* Task description
Repeat the listing that follows, character for character, minus the pictures.

%%

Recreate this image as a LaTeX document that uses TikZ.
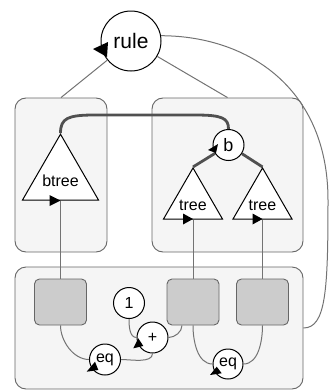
\documentclass[tikz,border=0pt]{standalone}
\usepackage{fontspec}
\setmainfont{Liberation Sans}
\usetikzlibrary{shapes.geometric,calc}
\definecolor{boxfill}{HTML}{F5F5F5}
\definecolor{boxline}{HTML}{666666}
\definecolor{slotfill}{HTML}{CCCCCC}
\definecolor{wire}{HTML}{737373}
\definecolor{thick}{HTML}{505050}
\tikzset{
  group/.style={draw=boxline, fill=boxfill, line width=0.9pt, rounded corners=11pt},
  slot/.style={draw=boxline, fill=slotfill, line width=0.9pt, rounded corners=5pt,
    minimum width=52pt, minimum height=46pt, inner sep=0pt},
  op/.style={circle, draw=black, fill=white, line width=1pt, inner sep=0pt,
    minimum size=31pt, font=\fontsize{16}{16}\selectfont},
  tri/.style={regular polygon, regular polygon sides=3, draw=black, fill=white,
    line width=1pt, inner sep=0pt},
  lbl/.style={inner sep=0pt, font=\fontsize{16}{16}\selectfont},
  wireline/.style={draw=wire, line width=1pt},
  thickline/.style={draw=thick, line width=2.8pt},
  tip/.style={fill=black},
}
\begin{document}
\begin{tikzpicture}[x=1pt, y=-1pt]
\useasboundingbox (0,0) rectangle (330,391);

% group boxes
\node[group, minimum width=92pt, minimum height=154pt] (leftbox) at (61,175) {};
\node[group, minimum width=151pt, minimum height=154pt] (rightbox) at (227.5,175) {};
\node[group, minimum width=288pt, minimum height=122pt] (bottombox) at (159,328) {};

% rule node and its links
\node[circle, draw=black, fill=white, line width=1pt, inner sep=0pt, minimum size=60pt,
  font=\fontsize{21}{21}\selectfont] (rule) at (131,41) {rule};
\draw[wireline] (leftbox.north) -- (rule);
\draw[wireline] (rightbox.north) -- (rule);
\draw[wireline] (rule.10) .. controls (250,36) and (328,90) .. (328,200)
  .. controls (328,290) and (326,328) .. (bottombox.east);

% trees
\node[tri, minimum size=87.8pt] (btree) at (60.5,178.1) {};
\node[lbl] (btreelbl) at (60.5,181) {btree};
\node[op, font=\fontsize{18}{18}\selectfont] (b) at (228.5,145) {b};
\node[tri, minimum size=68.1pt] (treeL) at (193,202) {};
\node[tri, minimum size=68.1pt] (treeR) at (262.5,202) {};
\node[lbl] (treeLlbl) at (193,205) {tree};
\node[lbl] (treeRlbl) at (262.5,205) {tree};

\draw[thickline] (btree.corner 1) .. controls (60.5,118) and (68,115) .. (95,115)
  -- (195,115) .. controls (222,115) and (228.5,118) .. (b.north);
\draw[thickline] (b) -- (treeL.corner 1);
\draw[thickline] (b) -- (treeR.corner 1);

% slots and operators in the bottom group
\node[slot] (sqA) at (60.5,302) {};
\node[slot] (sqB) at (193,302) {};
\node[slot] (sqC) at (262.5,302) {};
\node[op] (one) at (129,303) {1};
\node[op] (plus) at (152.5,337.5) {+};
\node[op] (eqL) at (105,359.5) {eq};
\node[op, minimum size=30pt] (eqR) at (228,364) {eq};

\draw[wireline] (btree.side 2) -- (sqA.north);
\draw[wireline] (treeL.side 2) -- (sqB.north);
\draw[wireline] (treeR.side 2) -- (sqC.north);

\draw[wireline] (sqA.south) to[out=-90, in=180, looseness=0.9] (eqL.west);
\draw[wireline] (eqL.east) to[out=0, in=-90, looseness=0.8] (plus.south);
\draw[wireline] (one.south) to[out=-90, in=180, looseness=0.9] (plus.west);
\coordinate (sqBleft) at ($(sqB.south)+(-11,0)$);
\draw[wireline] (plus.east) to[out=0, in=-90, looseness=0.9] (sqBleft);
\draw[wireline] (sqB.south) to[out=-90, in=180, looseness=0.9] (eqR.west);
\draw[wireline] (sqC.south) to[out=-90, in=0, looseness=0.9] (eqR.east);

% arrow tips
\fill[tip] (93,49) -- (108,42) -- (107,57) -- cycle;
\fill[tip] (208,150) -- (218,144) -- (216,153) -- cycle;
\fill[tip] (60.5,200.5) -- (49.5,195) -- (49.5,206) -- cycle;
\fill[tip] (193,219) -- (183,213.5) -- (183,224.5) -- cycle;
\fill[tip] (262.5,219) -- (252.5,213.5) -- (252.5,224.5) -- cycle;
\fill[tip] (86.7,371.7) -- (95,361.7) -- (98.3,370) -- cycle;
\fill[tip] (133.3,348.3) -- (138.3,338.3) -- (143.3,346) -- cycle;
\fill[tip] (210,375) -- (216.7,366.7) -- (221.7,373.3) -- cycle;
\end{tikzpicture}
\end{document}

%%

* Task result
Recreate this image as a LaTeX document that uses TikZ.
\documentclass[tikz,border=0pt]{standalone}
\usepackage{fontspec}
\setmainfont{Liberation Sans}
\usetikzlibrary{shapes.geometric,calc}
\definecolor{boxfill}{HTML}{F5F5F5}
\definecolor{boxline}{HTML}{666666}
\definecolor{slotfill}{HTML}{CCCCCC}
\definecolor{wire}{HTML}{737373}
\definecolor{thick}{HTML}{505050}
\tikzset{
  group/.style={draw=boxline, fill=boxfill, line width=0.9pt, rounded corners=11pt},
  slot/.style={draw=boxline, fill=slotfill, line width=0.9pt, rounded corners=5pt,
    minimum width=52pt, minimum height=46pt, inner sep=0pt},
  op/.style={circle, draw=black, fill=white, line width=1pt, inner sep=0pt,
    minimum size=31pt, font=\fontsize{16}{16}\selectfont},
  tri/.style={regular polygon, regular polygon sides=3, draw=black, fill=white,
    line width=1pt, inner sep=0pt},
  lbl/.style={inner sep=0pt, font=\fontsize{16}{16}\selectfont},
  wireline/.style={draw=wire, line width=1pt},
  thickline/.style={draw=thick, line width=2.8pt},
  tip/.style={fill=black},
}
\begin{document}
\begin{tikzpicture}[x=1pt, y=-1pt]
\useasboundingbox (0,0) rectangle (330,391);

% group boxes
\node[group, minimum width=92pt, minimum height=154pt] (leftbox) at (61,175) {};
\node[group, minimum width=151pt, minimum height=154pt] (rightbox) at (227.5,175) {};
\node[group, minimum width=288pt, minimum height=122pt] (bottombox) at (159,328) {};

% rule node and its links
\node[circle, draw=black, fill=white, line width=1pt, inner sep=0pt, minimum size=60pt,
  font=\fontsize{21}{21}\selectfont] (rule) at (131,41) {rule};
\draw[wireline] (leftbox.north) -- (rule);
\draw[wireline] (rightbox.north) -- (rule);
\draw[wireline] (rule.10) .. controls (250,36) and (328,90) .. (328,200)
  .. controls (328,290) and (326,328) .. (bottombox.east);

% trees
\node[tri, minimum size=87.8pt] (btree) at (60.5,178.1) {};
\node[lbl] (btreelbl) at (60.5,181) {btree};
\node[op, font=\fontsize{18}{18}\selectfont] (b) at (228.5,145) {b};
\node[tri, minimum size=68.1pt] (treeL) at (193,202) {};
\node[tri, minimum size=68.1pt] (treeR) at (262.5,202) {};
\node[lbl] (treeLlbl) at (193,205) {tree};
\node[lbl] (treeRlbl) at (262.5,205) {tree};

\draw[thickline] (btree.corner 1) .. controls (60.5,118) and (68,115) .. (95,115)
  -- (195,115) .. controls (222,115) and (228.5,118) .. (b.north);
\draw[thickline] (b) -- (treeL.corner 1);
\draw[thickline] (b) -- (treeR.corner 1);

% slots and operators in the bottom group
\node[slot] (sqA) at (60.5,302) {};
\node[slot] (sqB) at (193,302) {};
\node[slot] (sqC) at (262.5,302) {};
\node[op] (one) at (129,303) {1};
\node[op] (plus) at (152.5,337.5) {+};
\node[op] (eqL) at (105,359.5) {eq};
\node[op, minimum size=30pt] (eqR) at (228,364) {eq};

\draw[wireline] (btree.side 2) -- (sqA.north);
\draw[wireline] (treeL.side 2) -- (sqB.north);
\draw[wireline] (treeR.side 2) -- (sqC.north);

\draw[wireline] (sqA.south) to[out=-90, in=180, looseness=0.9] (eqL.west);
\draw[wireline] (eqL.east) to[out=0, in=-90, looseness=0.8] (plus.south);
\draw[wireline] (one.south) to[out=-90, in=180, looseness=0.9] (plus.west);
\coordinate (sqBleft) at ($(sqB.south)+(-11,0)$);
\draw[wireline] (plus.east) to[out=0, in=-90, looseness=0.9] (sqBleft);
\draw[wireline] (sqB.south) to[out=-90, in=180, looseness=0.9] (eqR.west);
\draw[wireline] (sqC.south) to[out=-90, in=0, looseness=0.9] (eqR.east);

% arrow tips
\fill[tip] (93,49) -- (108,42) -- (107,57) -- cycle;
\fill[tip] (208,150) -- (218,144) -- (216,153) -- cycle;
\fill[tip] (60.5,200.5) -- (49.5,195) -- (49.5,206) -- cycle;
\fill[tip] (193,219) -- (183,213.5) -- (183,224.5) -- cycle;
\fill[tip] (262.5,219) -- (252.5,213.5) -- (252.5,224.5) -- cycle;
\fill[tip] (86.7,371.7) -- (95,361.7) -- (98.3,370) -- cycle;
\fill[tip] (133.3,348.3) -- (138.3,338.3) -- (143.3,346) -- cycle;
\fill[tip] (210,375) -- (216.7,366.7) -- (221.7,373.3) -- cycle;
\end{tikzpicture}
\end{document}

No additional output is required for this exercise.